§ Given records:
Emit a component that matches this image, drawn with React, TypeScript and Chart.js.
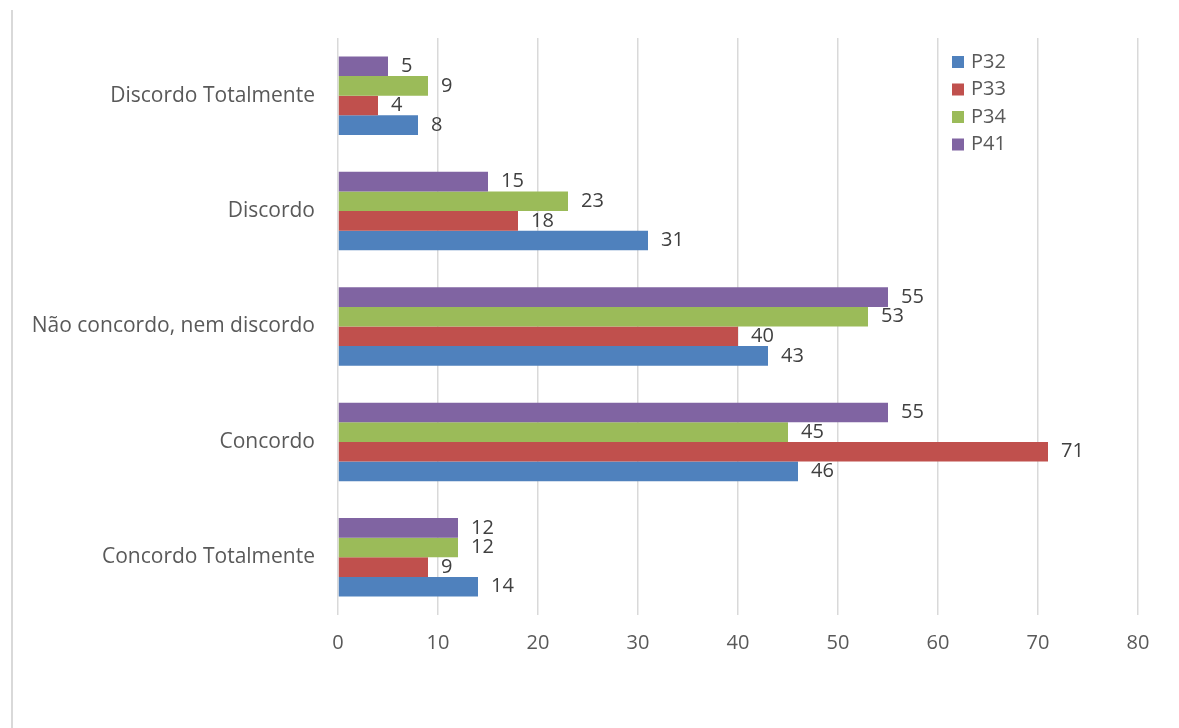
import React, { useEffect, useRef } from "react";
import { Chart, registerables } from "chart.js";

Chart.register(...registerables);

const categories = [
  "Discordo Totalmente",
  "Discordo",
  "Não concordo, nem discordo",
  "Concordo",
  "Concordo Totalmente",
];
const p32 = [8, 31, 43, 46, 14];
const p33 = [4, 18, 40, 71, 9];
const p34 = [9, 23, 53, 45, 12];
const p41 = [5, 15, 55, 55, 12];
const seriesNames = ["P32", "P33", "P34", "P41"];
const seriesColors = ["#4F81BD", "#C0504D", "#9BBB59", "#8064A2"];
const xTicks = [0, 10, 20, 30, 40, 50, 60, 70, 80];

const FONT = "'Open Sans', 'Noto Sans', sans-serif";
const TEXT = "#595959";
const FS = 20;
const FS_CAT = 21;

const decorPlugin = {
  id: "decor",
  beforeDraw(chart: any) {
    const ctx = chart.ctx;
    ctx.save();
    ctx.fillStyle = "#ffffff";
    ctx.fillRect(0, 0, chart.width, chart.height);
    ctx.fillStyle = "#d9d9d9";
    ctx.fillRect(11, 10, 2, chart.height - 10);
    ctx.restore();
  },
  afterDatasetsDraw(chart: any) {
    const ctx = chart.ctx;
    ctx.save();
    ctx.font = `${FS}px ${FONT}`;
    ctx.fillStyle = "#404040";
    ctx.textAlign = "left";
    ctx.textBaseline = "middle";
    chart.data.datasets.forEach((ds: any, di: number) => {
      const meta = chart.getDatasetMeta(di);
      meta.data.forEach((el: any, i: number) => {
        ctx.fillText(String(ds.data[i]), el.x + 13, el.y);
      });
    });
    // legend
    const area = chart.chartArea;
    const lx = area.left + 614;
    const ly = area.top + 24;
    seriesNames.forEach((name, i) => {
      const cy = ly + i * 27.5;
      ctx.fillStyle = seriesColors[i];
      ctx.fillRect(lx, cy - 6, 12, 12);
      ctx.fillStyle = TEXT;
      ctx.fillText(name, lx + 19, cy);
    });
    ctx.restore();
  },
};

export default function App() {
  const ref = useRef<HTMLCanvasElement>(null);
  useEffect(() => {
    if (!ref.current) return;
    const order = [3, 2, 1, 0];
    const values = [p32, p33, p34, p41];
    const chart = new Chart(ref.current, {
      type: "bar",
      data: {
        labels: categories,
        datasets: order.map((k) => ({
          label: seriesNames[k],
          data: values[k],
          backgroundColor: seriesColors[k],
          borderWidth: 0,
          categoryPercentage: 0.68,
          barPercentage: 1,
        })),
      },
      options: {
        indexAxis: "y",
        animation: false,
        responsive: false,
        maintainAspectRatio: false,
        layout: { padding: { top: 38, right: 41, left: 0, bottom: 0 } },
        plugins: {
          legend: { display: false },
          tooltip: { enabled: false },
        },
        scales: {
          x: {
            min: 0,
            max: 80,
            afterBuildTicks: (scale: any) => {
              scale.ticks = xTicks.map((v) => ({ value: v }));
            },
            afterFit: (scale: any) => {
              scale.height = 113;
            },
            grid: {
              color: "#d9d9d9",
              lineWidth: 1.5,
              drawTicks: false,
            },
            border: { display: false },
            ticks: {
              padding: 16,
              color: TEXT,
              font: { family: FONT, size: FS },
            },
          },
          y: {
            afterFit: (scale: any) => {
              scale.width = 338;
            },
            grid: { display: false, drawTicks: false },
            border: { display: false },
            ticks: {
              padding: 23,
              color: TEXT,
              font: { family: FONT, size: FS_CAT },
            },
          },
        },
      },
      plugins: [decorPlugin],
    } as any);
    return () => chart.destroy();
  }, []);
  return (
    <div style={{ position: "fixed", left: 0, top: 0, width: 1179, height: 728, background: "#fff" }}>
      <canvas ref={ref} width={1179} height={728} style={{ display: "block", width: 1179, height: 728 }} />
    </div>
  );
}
--
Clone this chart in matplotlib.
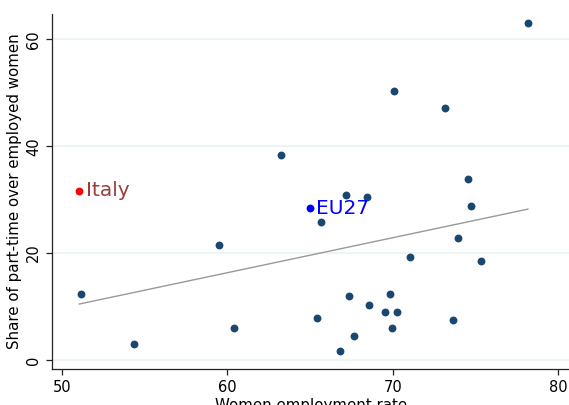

§ Stated goal: Begin with the line that contains "Emit a component", end with the line that contains "const FS_CAT = 21;", and set down every line in that range exactly as it stands, minus the pictures.

§ Output for this exercise:
Emit a component that matches this image, drawn with React, TypeScript and Chart.js.
import React, { useEffect, useRef } from "react";
import { Chart, registerables } from "chart.js";

Chart.register(...registerables);

const categories = [
  "Discordo Totalmente",
  "Discordo",
  "Não concordo, nem discordo",
  "Concordo",
  "Concordo Totalmente",
];
const p32 = [8, 31, 43, 46, 14];
const p33 = [4, 18, 40, 71, 9];
const p34 = [9, 23, 53, 45, 12];
const p41 = [5, 15, 55, 55, 12];
const seriesNames = ["P32", "P33", "P34", "P41"];
const seriesColors = ["#4F81BD", "#C0504D", "#9BBB59", "#8064A2"];
const xTicks = [0, 10, 20, 30, 40, 50, 60, 70, 80];

const FONT = "'Open Sans', 'Noto Sans', sans-serif";
const TEXT = "#595959";
const FS = 20;
const FS_CAT = 21;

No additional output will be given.